Input records:
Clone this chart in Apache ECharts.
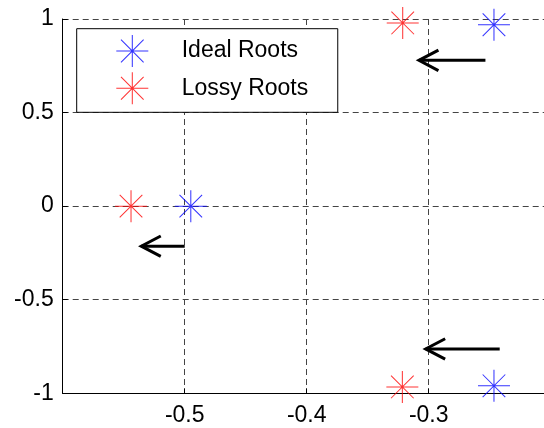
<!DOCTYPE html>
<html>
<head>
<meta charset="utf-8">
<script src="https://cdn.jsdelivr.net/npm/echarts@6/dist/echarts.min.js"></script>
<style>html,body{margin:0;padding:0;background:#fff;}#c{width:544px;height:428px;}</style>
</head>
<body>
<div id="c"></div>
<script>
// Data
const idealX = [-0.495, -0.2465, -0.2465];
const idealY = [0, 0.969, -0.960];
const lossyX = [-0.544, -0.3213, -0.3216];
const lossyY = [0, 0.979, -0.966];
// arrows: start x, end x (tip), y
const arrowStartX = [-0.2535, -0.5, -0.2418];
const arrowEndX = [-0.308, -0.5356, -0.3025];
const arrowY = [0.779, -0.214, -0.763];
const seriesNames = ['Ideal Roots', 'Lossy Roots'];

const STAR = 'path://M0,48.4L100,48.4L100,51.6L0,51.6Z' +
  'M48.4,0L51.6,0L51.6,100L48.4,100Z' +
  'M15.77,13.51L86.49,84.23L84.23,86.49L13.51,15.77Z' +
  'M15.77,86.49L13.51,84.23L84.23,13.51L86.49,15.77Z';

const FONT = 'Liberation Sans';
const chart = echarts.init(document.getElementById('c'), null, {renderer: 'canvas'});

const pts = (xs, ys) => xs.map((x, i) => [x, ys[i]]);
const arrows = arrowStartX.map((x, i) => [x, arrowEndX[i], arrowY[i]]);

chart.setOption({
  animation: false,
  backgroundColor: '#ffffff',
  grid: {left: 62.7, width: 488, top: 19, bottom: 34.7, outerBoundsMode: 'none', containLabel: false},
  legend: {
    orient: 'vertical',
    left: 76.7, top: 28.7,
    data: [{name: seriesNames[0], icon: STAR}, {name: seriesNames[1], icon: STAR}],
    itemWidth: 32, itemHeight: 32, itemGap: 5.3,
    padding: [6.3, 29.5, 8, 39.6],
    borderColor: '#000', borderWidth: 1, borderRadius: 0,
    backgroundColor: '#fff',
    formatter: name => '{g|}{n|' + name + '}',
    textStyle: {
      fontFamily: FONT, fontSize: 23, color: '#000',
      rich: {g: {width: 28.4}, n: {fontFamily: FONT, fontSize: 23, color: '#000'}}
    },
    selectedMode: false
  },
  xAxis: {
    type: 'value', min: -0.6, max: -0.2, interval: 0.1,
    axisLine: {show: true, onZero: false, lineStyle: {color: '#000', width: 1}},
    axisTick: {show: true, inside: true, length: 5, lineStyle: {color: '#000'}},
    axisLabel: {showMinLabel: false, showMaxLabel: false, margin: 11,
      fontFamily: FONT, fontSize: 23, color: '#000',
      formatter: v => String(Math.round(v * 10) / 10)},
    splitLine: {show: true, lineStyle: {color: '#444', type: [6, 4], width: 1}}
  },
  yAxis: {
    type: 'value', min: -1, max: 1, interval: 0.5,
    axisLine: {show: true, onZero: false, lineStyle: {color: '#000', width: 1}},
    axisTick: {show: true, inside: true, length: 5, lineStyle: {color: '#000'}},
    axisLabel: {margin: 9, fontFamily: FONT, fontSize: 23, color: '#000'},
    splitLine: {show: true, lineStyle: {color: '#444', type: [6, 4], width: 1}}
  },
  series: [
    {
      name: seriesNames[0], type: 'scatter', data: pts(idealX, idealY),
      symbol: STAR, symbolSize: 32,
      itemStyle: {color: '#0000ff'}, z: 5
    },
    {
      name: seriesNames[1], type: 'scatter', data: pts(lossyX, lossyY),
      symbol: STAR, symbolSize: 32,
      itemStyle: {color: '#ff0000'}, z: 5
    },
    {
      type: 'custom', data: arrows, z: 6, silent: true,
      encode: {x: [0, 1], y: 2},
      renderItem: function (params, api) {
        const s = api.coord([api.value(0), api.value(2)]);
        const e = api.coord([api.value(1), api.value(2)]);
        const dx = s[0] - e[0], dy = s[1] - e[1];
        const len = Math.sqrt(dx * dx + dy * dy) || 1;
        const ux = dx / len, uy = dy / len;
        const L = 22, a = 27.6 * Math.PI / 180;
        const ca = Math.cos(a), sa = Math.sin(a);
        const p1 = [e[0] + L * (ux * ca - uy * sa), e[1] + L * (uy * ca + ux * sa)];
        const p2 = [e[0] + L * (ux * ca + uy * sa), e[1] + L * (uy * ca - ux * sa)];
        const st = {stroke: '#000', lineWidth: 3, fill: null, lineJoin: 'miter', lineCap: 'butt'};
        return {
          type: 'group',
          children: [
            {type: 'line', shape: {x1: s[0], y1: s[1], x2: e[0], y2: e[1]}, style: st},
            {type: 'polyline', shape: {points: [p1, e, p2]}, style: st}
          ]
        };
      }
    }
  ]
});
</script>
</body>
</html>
==
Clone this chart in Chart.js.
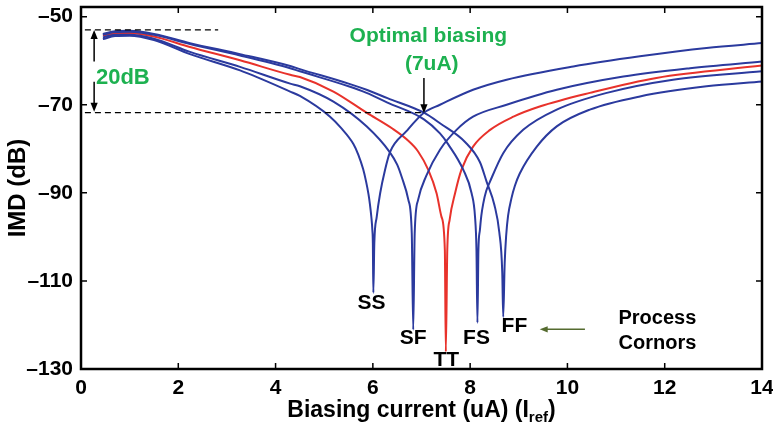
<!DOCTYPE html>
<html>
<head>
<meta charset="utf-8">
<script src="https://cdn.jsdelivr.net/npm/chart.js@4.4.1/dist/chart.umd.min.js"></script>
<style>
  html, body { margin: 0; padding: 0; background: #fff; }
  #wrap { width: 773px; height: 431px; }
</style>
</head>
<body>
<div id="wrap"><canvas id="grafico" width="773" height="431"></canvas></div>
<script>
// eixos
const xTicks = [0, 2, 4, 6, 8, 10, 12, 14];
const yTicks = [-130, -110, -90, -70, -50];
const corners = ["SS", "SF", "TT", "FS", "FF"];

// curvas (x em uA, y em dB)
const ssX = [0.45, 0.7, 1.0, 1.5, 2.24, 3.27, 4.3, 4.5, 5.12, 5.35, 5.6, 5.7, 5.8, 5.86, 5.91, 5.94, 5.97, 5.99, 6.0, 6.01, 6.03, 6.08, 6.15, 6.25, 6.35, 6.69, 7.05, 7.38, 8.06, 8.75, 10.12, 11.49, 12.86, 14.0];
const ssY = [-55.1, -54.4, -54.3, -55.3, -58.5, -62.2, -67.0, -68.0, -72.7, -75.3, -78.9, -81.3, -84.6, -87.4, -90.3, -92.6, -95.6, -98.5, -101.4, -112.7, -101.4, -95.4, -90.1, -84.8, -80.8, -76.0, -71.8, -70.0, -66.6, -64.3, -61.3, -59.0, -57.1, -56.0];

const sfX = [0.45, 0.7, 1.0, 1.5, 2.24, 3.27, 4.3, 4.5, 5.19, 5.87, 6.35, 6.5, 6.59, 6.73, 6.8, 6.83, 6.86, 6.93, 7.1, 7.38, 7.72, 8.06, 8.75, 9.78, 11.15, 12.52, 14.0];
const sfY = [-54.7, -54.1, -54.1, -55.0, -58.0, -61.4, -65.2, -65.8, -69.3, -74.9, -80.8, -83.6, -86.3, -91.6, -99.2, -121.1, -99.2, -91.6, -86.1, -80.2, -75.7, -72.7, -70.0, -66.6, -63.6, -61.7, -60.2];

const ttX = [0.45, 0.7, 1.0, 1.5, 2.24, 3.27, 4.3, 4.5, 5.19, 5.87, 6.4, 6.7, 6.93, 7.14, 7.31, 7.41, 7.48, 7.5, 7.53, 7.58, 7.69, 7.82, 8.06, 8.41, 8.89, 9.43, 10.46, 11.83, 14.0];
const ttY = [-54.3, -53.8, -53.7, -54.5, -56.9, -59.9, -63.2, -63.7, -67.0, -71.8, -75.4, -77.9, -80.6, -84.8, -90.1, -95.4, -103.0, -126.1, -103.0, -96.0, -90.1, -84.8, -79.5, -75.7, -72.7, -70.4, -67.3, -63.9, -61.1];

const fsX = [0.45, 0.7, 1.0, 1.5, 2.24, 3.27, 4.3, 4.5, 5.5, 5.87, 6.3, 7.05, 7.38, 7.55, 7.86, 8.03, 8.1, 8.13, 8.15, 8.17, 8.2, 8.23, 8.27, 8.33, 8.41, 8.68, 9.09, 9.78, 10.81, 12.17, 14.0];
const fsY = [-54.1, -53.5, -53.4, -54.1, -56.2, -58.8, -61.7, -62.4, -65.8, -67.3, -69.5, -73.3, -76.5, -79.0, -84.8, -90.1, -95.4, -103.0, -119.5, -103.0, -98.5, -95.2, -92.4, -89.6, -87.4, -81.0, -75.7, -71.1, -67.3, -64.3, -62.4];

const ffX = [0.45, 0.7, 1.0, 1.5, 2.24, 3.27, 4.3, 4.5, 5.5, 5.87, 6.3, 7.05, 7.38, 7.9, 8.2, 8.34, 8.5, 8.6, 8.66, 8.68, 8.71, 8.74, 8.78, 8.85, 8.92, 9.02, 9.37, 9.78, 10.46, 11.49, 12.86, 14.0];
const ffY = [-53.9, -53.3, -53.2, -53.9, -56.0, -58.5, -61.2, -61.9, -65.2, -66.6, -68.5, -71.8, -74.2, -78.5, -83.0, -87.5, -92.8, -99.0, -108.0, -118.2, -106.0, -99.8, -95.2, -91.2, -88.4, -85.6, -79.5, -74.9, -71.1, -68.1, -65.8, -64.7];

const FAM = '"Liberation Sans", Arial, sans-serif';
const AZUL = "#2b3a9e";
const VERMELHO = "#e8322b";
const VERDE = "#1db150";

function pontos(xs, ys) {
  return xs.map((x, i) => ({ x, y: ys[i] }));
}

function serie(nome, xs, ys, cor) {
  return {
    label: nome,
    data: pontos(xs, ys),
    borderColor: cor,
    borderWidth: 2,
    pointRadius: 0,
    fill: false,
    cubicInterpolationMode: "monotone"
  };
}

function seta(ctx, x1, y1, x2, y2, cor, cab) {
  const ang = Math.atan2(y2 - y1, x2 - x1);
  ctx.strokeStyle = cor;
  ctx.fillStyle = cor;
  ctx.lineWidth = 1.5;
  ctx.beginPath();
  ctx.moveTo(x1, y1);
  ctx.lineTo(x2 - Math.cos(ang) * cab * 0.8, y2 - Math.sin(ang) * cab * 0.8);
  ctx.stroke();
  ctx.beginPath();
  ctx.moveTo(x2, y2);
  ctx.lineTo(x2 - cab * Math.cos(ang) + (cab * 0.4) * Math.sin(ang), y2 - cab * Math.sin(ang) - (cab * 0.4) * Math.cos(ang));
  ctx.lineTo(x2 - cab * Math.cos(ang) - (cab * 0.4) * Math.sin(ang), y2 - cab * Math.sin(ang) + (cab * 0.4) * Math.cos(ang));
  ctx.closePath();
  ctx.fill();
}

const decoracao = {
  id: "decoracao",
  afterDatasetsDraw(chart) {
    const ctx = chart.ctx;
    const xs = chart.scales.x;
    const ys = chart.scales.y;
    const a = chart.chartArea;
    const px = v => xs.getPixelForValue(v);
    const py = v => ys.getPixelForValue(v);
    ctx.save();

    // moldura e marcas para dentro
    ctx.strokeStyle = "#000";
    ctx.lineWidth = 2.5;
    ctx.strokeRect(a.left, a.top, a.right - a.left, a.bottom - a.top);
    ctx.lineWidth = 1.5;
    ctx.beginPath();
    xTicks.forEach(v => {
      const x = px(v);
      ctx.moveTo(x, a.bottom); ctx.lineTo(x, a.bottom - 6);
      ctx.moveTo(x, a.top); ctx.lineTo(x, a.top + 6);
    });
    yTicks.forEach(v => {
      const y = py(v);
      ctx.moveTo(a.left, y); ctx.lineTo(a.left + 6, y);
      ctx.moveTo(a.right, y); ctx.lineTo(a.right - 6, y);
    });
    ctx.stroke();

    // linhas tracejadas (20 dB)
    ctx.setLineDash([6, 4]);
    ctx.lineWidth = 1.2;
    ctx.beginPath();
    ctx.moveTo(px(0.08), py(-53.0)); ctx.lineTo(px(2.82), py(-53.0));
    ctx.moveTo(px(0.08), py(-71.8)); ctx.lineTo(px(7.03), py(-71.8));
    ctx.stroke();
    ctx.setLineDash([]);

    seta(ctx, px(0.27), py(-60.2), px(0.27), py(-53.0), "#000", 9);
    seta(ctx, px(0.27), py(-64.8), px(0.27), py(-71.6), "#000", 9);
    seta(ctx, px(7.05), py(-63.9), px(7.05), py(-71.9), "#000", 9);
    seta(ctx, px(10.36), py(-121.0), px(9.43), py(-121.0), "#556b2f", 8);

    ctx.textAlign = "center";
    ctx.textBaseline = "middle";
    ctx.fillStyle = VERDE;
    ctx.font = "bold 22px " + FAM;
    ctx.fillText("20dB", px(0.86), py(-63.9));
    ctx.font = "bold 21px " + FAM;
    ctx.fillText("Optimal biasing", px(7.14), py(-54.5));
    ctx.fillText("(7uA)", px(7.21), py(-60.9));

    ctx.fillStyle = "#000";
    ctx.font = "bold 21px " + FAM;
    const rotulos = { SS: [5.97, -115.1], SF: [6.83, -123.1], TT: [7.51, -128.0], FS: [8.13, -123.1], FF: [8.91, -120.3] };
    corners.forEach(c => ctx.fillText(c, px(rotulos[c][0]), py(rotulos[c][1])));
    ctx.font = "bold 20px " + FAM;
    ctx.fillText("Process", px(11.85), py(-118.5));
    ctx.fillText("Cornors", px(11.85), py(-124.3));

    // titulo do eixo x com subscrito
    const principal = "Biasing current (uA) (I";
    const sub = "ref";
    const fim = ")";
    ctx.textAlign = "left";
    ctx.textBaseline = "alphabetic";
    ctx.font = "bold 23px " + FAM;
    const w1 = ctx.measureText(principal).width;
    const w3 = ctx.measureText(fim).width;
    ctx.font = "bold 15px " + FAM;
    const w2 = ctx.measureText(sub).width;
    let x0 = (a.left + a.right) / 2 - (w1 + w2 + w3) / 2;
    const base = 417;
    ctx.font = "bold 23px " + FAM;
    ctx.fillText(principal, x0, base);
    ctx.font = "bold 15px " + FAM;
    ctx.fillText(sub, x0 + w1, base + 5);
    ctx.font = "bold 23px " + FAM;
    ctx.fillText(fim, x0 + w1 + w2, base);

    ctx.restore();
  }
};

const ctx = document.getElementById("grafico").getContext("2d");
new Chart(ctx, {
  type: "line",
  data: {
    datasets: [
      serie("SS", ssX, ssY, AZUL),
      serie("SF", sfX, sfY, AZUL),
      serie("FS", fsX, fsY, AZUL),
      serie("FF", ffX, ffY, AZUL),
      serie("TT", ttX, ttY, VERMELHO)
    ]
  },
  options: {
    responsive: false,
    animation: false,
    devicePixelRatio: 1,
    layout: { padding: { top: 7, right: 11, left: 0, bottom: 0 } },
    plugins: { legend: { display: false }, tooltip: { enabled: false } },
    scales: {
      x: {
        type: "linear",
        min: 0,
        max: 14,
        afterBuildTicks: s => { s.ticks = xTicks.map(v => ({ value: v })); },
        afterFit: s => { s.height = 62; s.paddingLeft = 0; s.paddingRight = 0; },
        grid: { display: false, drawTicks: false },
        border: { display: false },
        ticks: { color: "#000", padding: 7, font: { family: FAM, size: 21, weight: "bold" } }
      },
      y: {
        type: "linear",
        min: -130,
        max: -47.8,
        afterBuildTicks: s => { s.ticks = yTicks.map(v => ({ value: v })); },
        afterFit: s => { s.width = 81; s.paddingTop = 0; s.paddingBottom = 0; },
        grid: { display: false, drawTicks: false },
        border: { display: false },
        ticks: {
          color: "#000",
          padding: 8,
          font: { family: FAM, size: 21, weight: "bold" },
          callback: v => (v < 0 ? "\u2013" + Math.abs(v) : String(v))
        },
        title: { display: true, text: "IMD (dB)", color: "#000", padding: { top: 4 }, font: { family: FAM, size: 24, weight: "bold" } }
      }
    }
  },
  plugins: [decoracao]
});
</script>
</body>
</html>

Your objective: Nothing but the lines from the one containing "Clone this chart in Chart.js." through the one containing "-59.0, -57.1, -56.0];" should be echoed, each exactly as it stands; pictures are excluded.

Complete output:
Clone this chart in Chart.js.
<!DOCTYPE html>
<html>
<head>
<meta charset="utf-8">
<script src="https://cdn.jsdelivr.net/npm/chart.js@4.4.1/dist/chart.umd.min.js"></script>
<style>
  html, body { margin: 0; padding: 0; background: #fff; }
  #wrap { width: 773px; height: 431px; }
</style>
</head>
<body>
<div id="wrap"><canvas id="grafico" width="773" height="431"></canvas></div>
<script>
// eixos
const xTicks = [0, 2, 4, 6, 8, 10, 12, 14];
const yTicks = [-130, -110, -90, -70, -50];
const corners = ["SS", "SF", "TT", "FS", "FF"];

// curvas (x em uA, y em dB)
const ssX = [0.45, 0.7, 1.0, 1.5, 2.24, 3.27, 4.3, 4.5, 5.12, 5.35, 5.6, 5.7, 5.8, 5.86, 5.91, 5.94, 5.97, 5.99, 6.0, 6.01, 6.03, 6.08, 6.15, 6.25, 6.35, 6.69, 7.05, 7.38, 8.06, 8.75, 10.12, 11.49, 12.86, 14.0];
const ssY = [-55.1, -54.4, -54.3, -55.3, -58.5, -62.2, -67.0, -68.0, -72.7, -75.3, -78.9, -81.3, -84.6, -87.4, -90.3, -92.6, -95.6, -98.5, -101.4, -112.7, -101.4, -95.4, -90.1, -84.8, -80.8, -76.0, -71.8, -70.0, -66.6, -64.3, -61.3, -59.0, -57.1, -56.0];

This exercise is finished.